>> Begin Information given

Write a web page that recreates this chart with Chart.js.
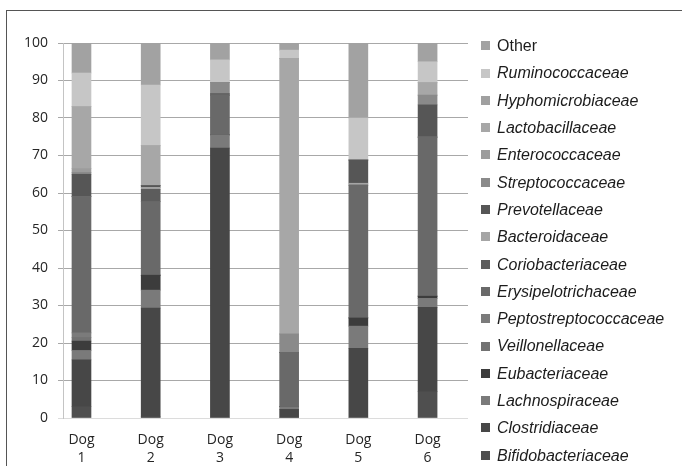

>> End Information given
>> Begin Information given

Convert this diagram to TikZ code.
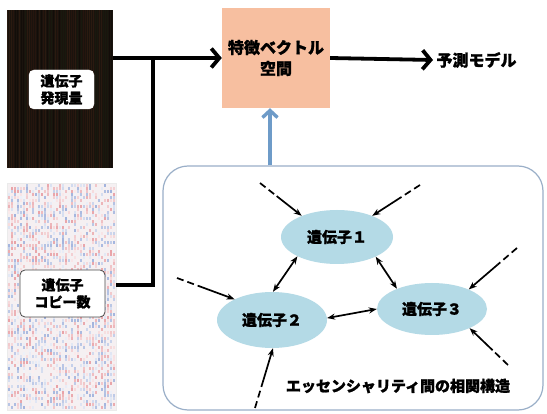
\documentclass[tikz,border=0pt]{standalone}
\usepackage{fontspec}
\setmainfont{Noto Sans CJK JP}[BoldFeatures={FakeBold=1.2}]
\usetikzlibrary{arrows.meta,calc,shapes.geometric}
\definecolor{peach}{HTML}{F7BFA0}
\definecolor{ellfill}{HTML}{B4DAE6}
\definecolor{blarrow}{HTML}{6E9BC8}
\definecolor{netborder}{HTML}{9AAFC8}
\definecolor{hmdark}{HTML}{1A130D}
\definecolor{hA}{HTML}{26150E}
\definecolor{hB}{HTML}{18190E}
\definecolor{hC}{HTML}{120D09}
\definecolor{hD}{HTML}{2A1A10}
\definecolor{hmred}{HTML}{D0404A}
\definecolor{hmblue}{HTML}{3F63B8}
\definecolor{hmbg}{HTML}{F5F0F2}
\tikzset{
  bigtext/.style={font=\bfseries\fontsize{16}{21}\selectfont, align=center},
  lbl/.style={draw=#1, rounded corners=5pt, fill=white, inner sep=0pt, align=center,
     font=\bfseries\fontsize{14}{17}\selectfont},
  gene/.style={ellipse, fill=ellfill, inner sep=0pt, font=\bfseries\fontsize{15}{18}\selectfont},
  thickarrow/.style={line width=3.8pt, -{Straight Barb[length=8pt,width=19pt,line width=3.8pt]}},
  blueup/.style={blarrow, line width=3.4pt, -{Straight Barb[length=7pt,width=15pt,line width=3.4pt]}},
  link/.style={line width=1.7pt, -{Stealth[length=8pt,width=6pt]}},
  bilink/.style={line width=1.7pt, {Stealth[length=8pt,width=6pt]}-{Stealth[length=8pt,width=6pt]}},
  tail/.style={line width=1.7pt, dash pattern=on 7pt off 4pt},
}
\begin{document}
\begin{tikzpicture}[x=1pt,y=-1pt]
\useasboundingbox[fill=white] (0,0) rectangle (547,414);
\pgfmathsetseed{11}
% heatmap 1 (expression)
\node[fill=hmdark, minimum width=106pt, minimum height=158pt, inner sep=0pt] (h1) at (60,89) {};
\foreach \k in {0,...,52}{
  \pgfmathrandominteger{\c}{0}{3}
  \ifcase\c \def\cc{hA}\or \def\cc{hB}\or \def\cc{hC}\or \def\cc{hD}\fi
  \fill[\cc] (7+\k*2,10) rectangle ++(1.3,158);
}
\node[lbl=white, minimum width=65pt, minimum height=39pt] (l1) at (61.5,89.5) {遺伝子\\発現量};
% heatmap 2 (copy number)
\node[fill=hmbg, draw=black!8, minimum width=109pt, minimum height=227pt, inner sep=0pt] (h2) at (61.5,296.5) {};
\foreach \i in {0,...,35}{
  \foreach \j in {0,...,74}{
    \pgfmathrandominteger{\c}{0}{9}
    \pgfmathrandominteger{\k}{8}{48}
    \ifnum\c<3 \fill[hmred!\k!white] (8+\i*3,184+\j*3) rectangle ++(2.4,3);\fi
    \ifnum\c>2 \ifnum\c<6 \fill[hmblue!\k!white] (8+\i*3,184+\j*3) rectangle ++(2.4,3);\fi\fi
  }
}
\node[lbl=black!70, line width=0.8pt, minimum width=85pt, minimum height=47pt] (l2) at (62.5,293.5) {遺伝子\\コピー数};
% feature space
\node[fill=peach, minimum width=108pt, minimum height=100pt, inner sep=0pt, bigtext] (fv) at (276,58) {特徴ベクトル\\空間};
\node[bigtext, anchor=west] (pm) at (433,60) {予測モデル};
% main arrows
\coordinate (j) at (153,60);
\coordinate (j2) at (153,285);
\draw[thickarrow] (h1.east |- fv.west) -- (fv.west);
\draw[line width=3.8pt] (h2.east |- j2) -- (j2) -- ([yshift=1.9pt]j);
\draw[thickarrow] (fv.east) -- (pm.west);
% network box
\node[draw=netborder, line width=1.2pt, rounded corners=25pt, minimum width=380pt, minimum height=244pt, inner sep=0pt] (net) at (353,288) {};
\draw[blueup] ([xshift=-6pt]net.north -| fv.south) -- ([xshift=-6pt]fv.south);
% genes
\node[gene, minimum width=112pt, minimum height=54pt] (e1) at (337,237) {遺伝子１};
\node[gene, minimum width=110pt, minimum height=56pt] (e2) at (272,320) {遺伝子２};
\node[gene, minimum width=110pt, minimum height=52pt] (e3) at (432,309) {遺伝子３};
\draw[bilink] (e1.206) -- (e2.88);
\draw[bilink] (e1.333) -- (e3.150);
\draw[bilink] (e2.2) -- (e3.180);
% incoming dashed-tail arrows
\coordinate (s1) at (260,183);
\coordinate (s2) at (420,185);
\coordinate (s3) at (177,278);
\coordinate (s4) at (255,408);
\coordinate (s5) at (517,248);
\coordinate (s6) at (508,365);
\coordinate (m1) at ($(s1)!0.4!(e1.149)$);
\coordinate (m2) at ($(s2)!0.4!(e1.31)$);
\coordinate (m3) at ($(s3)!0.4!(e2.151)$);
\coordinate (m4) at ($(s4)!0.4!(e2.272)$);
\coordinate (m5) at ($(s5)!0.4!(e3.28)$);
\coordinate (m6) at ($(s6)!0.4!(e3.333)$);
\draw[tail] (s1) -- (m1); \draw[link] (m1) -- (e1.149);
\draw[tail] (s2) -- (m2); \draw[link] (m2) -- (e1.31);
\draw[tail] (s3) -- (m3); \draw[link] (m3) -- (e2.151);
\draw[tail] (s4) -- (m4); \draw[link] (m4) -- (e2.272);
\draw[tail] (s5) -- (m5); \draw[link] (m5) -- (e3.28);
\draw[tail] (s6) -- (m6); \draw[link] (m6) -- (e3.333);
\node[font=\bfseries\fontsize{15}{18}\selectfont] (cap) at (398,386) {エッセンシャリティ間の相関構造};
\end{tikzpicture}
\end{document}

>> End Information given
>> Begin Information given

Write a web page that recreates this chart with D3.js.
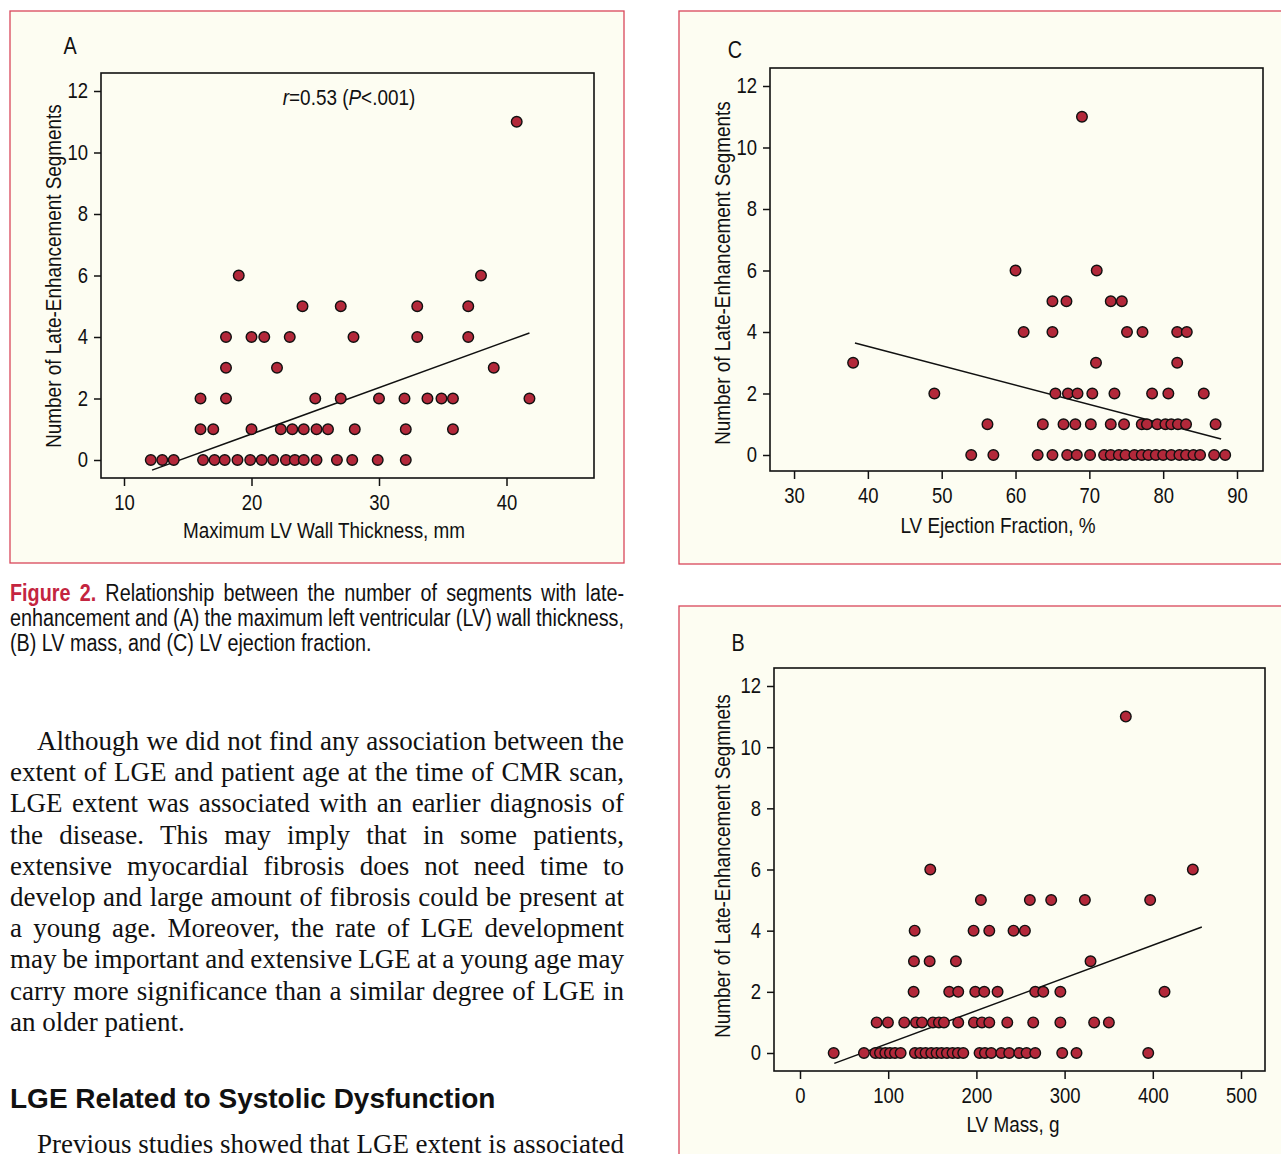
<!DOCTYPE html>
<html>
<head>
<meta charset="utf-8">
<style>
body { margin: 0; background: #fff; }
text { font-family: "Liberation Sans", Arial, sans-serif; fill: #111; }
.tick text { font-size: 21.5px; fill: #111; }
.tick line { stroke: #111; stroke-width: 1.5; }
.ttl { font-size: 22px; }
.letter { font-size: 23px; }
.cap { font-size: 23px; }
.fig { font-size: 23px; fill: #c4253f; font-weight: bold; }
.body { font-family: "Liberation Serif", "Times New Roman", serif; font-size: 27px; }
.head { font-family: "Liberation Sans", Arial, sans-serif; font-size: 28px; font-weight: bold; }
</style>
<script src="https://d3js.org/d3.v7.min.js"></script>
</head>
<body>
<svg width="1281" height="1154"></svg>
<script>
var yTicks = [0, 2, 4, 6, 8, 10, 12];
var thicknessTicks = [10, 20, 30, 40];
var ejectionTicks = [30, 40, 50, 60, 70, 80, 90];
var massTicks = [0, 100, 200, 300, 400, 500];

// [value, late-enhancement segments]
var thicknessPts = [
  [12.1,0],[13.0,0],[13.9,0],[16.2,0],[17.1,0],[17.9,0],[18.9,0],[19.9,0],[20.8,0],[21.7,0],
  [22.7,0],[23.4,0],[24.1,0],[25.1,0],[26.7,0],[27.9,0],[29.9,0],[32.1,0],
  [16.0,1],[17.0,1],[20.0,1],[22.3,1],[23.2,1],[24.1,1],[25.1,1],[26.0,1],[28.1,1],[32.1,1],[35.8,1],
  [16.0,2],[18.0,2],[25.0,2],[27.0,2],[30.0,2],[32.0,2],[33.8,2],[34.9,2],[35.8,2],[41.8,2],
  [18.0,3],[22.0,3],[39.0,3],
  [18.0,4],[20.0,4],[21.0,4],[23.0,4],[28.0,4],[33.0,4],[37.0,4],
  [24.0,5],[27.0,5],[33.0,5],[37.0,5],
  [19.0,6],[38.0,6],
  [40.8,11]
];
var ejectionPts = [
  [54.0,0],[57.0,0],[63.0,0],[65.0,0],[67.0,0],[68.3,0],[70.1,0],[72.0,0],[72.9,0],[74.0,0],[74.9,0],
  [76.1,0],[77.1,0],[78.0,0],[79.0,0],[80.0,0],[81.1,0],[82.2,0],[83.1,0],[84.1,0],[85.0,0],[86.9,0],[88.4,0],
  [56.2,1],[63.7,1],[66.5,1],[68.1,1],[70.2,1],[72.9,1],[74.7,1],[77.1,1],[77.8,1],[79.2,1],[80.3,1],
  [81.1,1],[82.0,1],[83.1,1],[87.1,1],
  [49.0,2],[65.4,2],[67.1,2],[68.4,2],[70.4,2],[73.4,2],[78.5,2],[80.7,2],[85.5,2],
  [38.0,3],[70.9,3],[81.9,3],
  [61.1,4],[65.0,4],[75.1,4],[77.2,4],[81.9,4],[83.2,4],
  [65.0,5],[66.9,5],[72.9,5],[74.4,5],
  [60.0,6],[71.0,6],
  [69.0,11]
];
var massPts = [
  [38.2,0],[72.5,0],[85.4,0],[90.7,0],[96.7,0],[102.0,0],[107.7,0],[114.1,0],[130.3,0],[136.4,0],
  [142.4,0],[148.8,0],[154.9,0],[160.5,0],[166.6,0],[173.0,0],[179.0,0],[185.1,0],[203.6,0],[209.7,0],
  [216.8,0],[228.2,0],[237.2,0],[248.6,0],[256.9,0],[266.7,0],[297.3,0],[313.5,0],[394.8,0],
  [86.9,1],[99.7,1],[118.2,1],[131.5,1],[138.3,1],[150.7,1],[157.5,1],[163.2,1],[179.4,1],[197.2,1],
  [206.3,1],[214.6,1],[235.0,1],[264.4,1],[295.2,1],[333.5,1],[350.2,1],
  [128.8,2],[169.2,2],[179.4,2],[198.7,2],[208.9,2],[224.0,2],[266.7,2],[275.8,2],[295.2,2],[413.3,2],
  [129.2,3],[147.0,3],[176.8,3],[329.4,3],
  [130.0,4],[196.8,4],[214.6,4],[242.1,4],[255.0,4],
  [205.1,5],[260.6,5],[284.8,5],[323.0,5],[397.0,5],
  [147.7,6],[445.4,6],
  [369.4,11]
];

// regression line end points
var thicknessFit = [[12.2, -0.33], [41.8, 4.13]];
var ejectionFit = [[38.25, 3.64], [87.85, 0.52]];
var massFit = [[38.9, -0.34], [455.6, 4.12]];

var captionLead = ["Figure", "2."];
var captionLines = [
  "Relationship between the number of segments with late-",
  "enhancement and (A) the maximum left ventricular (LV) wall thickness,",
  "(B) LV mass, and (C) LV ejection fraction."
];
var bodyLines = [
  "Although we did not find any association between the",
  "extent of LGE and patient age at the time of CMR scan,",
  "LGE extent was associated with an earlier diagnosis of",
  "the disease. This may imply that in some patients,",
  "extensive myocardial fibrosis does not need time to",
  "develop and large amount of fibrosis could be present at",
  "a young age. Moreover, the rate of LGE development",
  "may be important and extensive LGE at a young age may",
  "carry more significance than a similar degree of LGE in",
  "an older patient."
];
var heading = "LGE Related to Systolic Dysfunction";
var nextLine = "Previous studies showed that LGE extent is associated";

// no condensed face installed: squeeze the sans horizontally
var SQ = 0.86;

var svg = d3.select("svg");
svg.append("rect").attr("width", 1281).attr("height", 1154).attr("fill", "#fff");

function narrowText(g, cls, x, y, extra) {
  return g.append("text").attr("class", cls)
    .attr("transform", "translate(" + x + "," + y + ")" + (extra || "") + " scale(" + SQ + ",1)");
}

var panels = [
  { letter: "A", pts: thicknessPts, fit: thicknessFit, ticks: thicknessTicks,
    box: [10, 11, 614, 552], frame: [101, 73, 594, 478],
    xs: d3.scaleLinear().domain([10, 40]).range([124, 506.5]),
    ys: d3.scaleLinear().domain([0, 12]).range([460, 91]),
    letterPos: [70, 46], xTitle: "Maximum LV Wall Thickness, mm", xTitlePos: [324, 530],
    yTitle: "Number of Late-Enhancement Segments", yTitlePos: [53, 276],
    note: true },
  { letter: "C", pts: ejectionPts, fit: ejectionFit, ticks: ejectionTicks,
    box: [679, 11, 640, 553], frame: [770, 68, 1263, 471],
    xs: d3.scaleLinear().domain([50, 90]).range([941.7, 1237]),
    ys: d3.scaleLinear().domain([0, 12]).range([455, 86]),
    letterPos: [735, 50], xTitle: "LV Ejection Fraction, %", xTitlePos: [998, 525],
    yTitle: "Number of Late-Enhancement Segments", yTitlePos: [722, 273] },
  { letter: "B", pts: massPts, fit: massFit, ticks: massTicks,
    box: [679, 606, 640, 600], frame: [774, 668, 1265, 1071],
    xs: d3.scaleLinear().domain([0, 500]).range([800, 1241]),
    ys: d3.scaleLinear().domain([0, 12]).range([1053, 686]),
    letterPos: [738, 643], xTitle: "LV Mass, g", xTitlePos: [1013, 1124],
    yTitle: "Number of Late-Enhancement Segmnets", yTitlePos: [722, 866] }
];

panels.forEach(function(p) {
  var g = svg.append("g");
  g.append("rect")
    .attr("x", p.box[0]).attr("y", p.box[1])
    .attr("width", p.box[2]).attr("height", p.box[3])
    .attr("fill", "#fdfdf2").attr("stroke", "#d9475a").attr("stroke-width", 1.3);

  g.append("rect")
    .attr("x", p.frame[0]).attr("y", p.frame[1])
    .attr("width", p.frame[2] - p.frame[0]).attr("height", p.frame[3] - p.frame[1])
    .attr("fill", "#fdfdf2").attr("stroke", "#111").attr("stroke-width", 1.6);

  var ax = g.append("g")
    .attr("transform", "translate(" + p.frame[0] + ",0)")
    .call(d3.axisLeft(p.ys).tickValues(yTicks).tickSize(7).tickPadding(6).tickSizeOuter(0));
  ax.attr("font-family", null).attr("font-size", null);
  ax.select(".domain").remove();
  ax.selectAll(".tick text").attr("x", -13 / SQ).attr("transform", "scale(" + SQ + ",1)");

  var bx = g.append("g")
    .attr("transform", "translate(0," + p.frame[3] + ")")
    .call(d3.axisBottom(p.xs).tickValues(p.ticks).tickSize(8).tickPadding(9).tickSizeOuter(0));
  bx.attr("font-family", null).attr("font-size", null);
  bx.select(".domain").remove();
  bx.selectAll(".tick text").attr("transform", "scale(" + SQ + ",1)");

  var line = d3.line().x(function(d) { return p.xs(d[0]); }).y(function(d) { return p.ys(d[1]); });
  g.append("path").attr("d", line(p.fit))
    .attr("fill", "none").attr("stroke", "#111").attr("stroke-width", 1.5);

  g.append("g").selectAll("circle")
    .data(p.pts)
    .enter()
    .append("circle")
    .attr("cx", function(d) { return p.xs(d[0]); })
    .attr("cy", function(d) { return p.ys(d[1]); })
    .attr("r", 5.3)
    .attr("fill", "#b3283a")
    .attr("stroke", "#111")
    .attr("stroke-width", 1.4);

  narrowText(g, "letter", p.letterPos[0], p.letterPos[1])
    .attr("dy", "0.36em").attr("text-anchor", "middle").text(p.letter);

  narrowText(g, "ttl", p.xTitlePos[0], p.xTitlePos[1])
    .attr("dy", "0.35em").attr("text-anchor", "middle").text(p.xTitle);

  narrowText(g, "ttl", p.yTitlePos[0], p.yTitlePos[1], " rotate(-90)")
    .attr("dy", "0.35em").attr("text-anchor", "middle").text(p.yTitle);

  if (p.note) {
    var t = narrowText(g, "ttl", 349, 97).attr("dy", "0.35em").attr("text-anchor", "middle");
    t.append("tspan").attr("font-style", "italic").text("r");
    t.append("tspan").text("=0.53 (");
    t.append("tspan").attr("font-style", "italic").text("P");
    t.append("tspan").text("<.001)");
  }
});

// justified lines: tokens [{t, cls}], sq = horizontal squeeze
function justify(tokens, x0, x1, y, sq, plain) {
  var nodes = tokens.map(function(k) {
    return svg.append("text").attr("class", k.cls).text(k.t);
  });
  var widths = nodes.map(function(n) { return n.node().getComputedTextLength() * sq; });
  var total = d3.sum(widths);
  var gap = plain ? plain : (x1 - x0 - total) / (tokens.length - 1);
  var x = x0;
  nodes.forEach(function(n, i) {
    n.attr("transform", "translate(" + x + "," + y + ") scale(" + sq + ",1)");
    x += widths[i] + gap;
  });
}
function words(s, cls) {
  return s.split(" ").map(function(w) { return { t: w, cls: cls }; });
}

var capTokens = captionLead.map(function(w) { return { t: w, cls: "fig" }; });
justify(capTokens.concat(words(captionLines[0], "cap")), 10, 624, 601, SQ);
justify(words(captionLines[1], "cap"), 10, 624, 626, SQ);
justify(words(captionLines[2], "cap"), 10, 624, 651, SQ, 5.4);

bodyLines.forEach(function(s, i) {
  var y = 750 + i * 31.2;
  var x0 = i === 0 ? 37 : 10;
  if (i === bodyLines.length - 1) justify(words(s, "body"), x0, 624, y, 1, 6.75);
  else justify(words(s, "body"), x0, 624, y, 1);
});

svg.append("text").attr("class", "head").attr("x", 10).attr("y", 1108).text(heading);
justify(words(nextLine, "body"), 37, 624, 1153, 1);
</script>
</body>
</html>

>> End Information given

## Short task
The first line to copy holds "Write a web page that recreates this chart with D3.js.", and the last holds "var massTicks = [0, 100, 200, 300, 400, 500];". Copy them and the lines between exactly, leaving out pictures.

## Worked solution
Write a web page that recreates this chart with D3.js.
<!DOCTYPE html>
<html>
<head>
<meta charset="utf-8">
<style>
body { margin: 0; background: #fff; }
text { font-family: "Liberation Sans", Arial, sans-serif; fill: #111; }
.tick text { font-size: 21.5px; fill: #111; }
.tick line { stroke: #111; stroke-width: 1.5; }
.ttl { font-size: 22px; }
.letter { font-size: 23px; }
.cap { font-size: 23px; }
.fig { font-size: 23px; fill: #c4253f; font-weight: bold; }
.body { font-family: "Liberation Serif", "Times New Roman", serif; font-size: 27px; }
.head { font-family: "Liberation Sans", Arial, sans-serif; font-size: 28px; font-weight: bold; }
</style>
<script src="https://d3js.org/d3.v7.min.js"></script>
</head>
<body>
<svg width="1281" height="1154"></svg>
<script>
var yTicks = [0, 2, 4, 6, 8, 10, 12];
var thicknessTicks = [10, 20, 30, 40];
var ejectionTicks = [30, 40, 50, 60, 70, 80, 90];
var massTicks = [0, 100, 200, 300, 400, 500];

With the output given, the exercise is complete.